1. Different calculation of the uncertainty index. According to the original paper, the uncertainty index is calculated as: -\frac{1}{\log m} \sum_{i=1}^k p_i \log p_i That is, it also uses the entropy of the top-k probabilities, but it does not re-normalize these k probabilities, and the factor used to compress the result into the 0–1 range is \log m instead of \log k (since it isn’t re-normalized, only dividing by \log m ensures the result stays between 0 and 1). In my tests, this method often results in values significantly smaller than 1, which makes it harder to perceive and tune the threshold.

2. Different presentation style. The original paper presents the CAN algorithm in a purely mathematical and matrix-oriented way, without explaining the underlying intuition. This is quite unfriendly for understanding. If readers do not think deeply about the principles themselves, it is hard to understand why such a post-processing method would improve classification, and once understood, it might feel somewhat over-complicated.

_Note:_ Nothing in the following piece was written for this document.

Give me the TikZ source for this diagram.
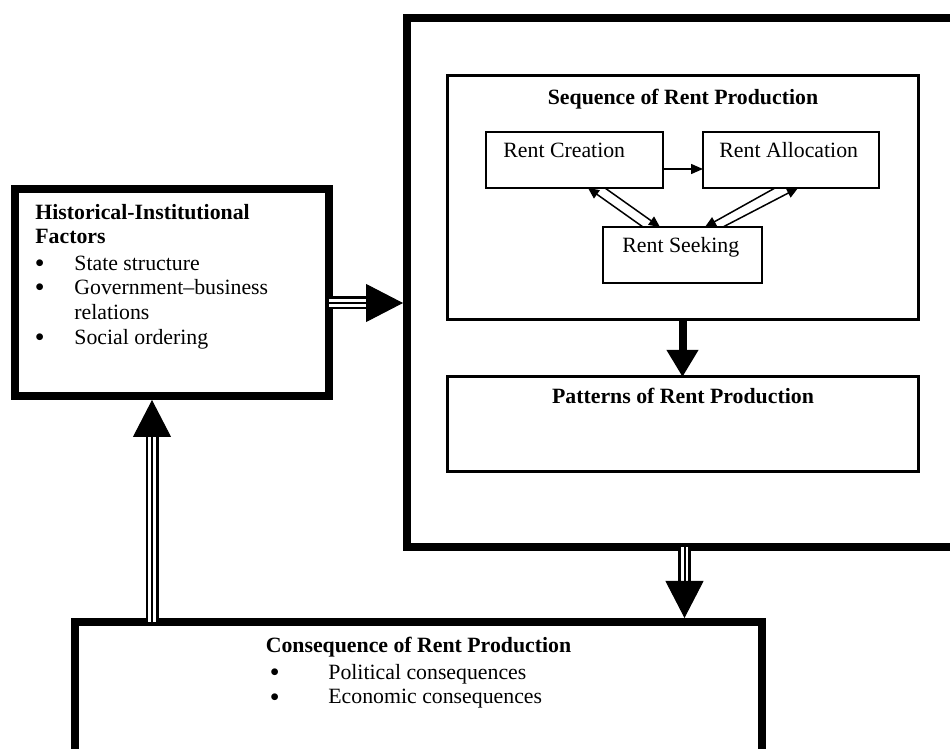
\documentclass[tikz,border=0pt]{standalone}
\usepackage{fontspec}
\setmainfont{Liberation Serif}
\usetikzlibrary{arrows.meta,calc}
\begin{document}
\begin{tikzpicture}[x=0.5pt,y=-0.5pt,
  font=\fontsize{10.9}{13}\selectfont,
  box/.style={draw, rectangle, outer sep=0pt, inner sep=0pt},
  heavy/.style={box, line width=4pt},
  medium/.style={box, line width=1.5pt},
  light/.style={box, line width=1pt},
  txt/.style={inner sep=0pt, anchor=base west},
  bul/.style={inner sep=0pt, anchor=base west, font=\fontsize{12.5}{13}\selectfont\bfseries},
  ttl/.style={inner sep=0pt, anchor=base, font=\fontsize{10.9}{13}\selectfont\bfseries},
  btxt/.style={txt, font=\fontsize{10.9}{13}\selectfont\bfseries},
  triple/.style={draw=black, line width=6.5pt, postaction={draw=white, line width=3.6pt}, postaction={draw=black, line width=1pt}},
  bighead/.style={-{Triangle[width=19pt,length=18.5pt]}, line width=0.5pt},
  thickarrow/.style={-{Triangle[width=15pt,length=13.5pt]}, line width=4pt},
  sarrow/.style={-{Triangle[width=5pt,length=6pt]}, line width=0.75pt},
  darrow/.style={-{Triangle[width=5pt,length=5.5pt]}, line width=0.75pt}
]
\clip (0,0) rectangle (950,749);
\fill[white] (0,0) rectangle (950,749);

% main boxes
\node[heavy, minimum width=277.5pt, minimum height=264.5pt] (outer) at (684.5,282.5) {};
\node[heavy, minimum width=157pt, minimum height=103.5pt] (hist) at (172,292.5) {};
\node[heavy, minimum width=343.5pt, minimum height=74pt] (cons) at (418.5,696) {};
\node[medium, minimum width=235.5pt, minimum height=122pt] (seq) at (682.5,198) {};
\node[medium, minimum width=235.5pt, minimum height=47.5pt] (pat) at (682.5,424.5) {};
\node[light, minimum width=88.5pt, minimum height=28pt] (crea) at (574.5,160) {};
\node[light, minimum width=88pt, minimum height=28pt] (allo) at (791,160) {};
\node[light, minimum width=79.5pt, minimum height=28pt] (seek) at (682.5,255) {};

% titles and labels
\node[ttl] (seqt) at ($(seq.north)+(0.5,29)$) {Sequence of Rent Production};
\node[ttl] (patt) at ($(pat.north)+(0.5,27)$) {Patterns of Rent Production};
\node[txt] (creat) at ($(crea.north west)+(17,26)$) {Rent Creation};
\node[txt] (allot) at ($(allo.north west)+(16,26)$) {Rent Allocation};
\node[txt] (seekt) at ($(seek.north west)+(19,26)$) {Rent Seeking};

% historical text
\node[btxt] (h1) at ($(hist.north west)+(20,31)$) {Historical-Institutional};
\node[btxt] (h2) at ($(hist.north west)+(20,55)$) {Factors};
\node[bul] (hb1) at ($(hist.north west)+(20,83)$) {\textbullet};
\node[txt] (hi1) at ($(hist.north west)+(59,82)$) {State structure};
\node[bul] (hb2) at ($(hist.north west)+(20,107)$) {\textbullet};
\node[txt] (hi2) at ($(hist.north west)+(59,106)$) {Government–business};
\node[txt] (hi2b) at ($(hist.north west)+(59,131)$) {relations};
\node[bul] (hb3) at ($(hist.north west)+(20,157)$) {\textbullet};
\node[txt] (hi3) at ($(hist.north west)+(59,156)$) {Social ordering};

% consequence text
\node[ttl] (const) at ($(cons.north)+(0,31)$) {Consequence of Rent Production};
\node[bul] (cb1) at ($(cons.north west)+(195,59)$) {\textbullet};
\node[txt] (ci1) at ($(cons.north west)+(253,58)$) {Political consequences};
\node[bul] (cb2) at ($(cons.north west)+(195,83)$) {\textbullet};
\node[txt] (ci2) at ($(cons.north west)+(253,82)$) {Economic consequences};

% sequence internal arrows
\draw[sarrow] ($(crea.east)+(0,9)$) -- ($(allo.west)+(0,9)$);
\draw[darrow] ($(seek.north west)+(40,0)$) -- ($(crea.south west)+(102,0)$);
\draw[darrow] ($(crea.south west)+(119,0)$) -- ($(seek.north west)+(57,0)$);
\draw[darrow] ($(allo.south west)+(72,0)$) -- ($(seek.north west)+(102,0)$);
\draw[darrow] ($(seek.north west)+(120,0)$) -- ($(allo.south west)+(95,0)$);

% sequence -> patterns
\draw[thickarrow] (seq.south) -- (pat.north);

% historical -> outer
\coordinate (ha) at ($(hist.east)+(0,10.5)$);
\draw[triple] (ha) -- ($(ha -| outer.west)+(-36,0)$);
\draw[bighead] ($(ha -| outer.west)+(-40,0)$) -- ($(ha -| outer.west)+(-4,0)$);

% outer -> consequence
\draw[triple] (outer.south) -- ($(outer.south |- cons.north)+(0,-34)$);
\draw[bighead] ($(outer.south |- cons.north)+(0,-38)$) -- ($(outer.south |- cons.north)+(0,-4)$);

% consequence -> historical
\coordinate (ca) at ($(cons.north west)+(77,0)$);
\draw[triple] (ca) -- ($(ca |- hist.south)+(0,36)$);
\draw[bighead] ($(ca |- hist.south)+(0,40)$) -- ($(ca |- hist.south)+(0,4)$);
\end{tikzpicture}
\end{document}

3. Slight difference in the algorithm flow. The original paper introduces a parameter \alpha during the iteration, changing Equation [eq:step-1] to: p^{(k)} \leftarrow [p^{(k)}]^{\alpha} \big/ \bar{p} \times \tilde{p}, \quad \bar{p} = \frac{1}{n+1} \left( [p^{(j)}]^{\alpha} + \sum_{i=1}^n [p^{(i)}]^{\alpha} \right) That is, each result is raised to the power of \alpha before iterating. The original paper does not explain this, and in my view, this parameter is purely for hyperparameter tuning (with more parameters, you can always find a way to show improvement) and lacks much practical significance. Furthermore, in my experiments, \alpha=1 was basically the optimal choice, and fine-tuning \alpha rarely yielded substantial gains.

Summary

This article introduced a simple post-processing trick called CAN, which leverages the prior distribution to re-normalize prediction results, improving classification performance with almost no added computational cost. Based on my experiments, CAN does provide a boost to classification effects, and generally, the more classes involved, the more obvious the improvement.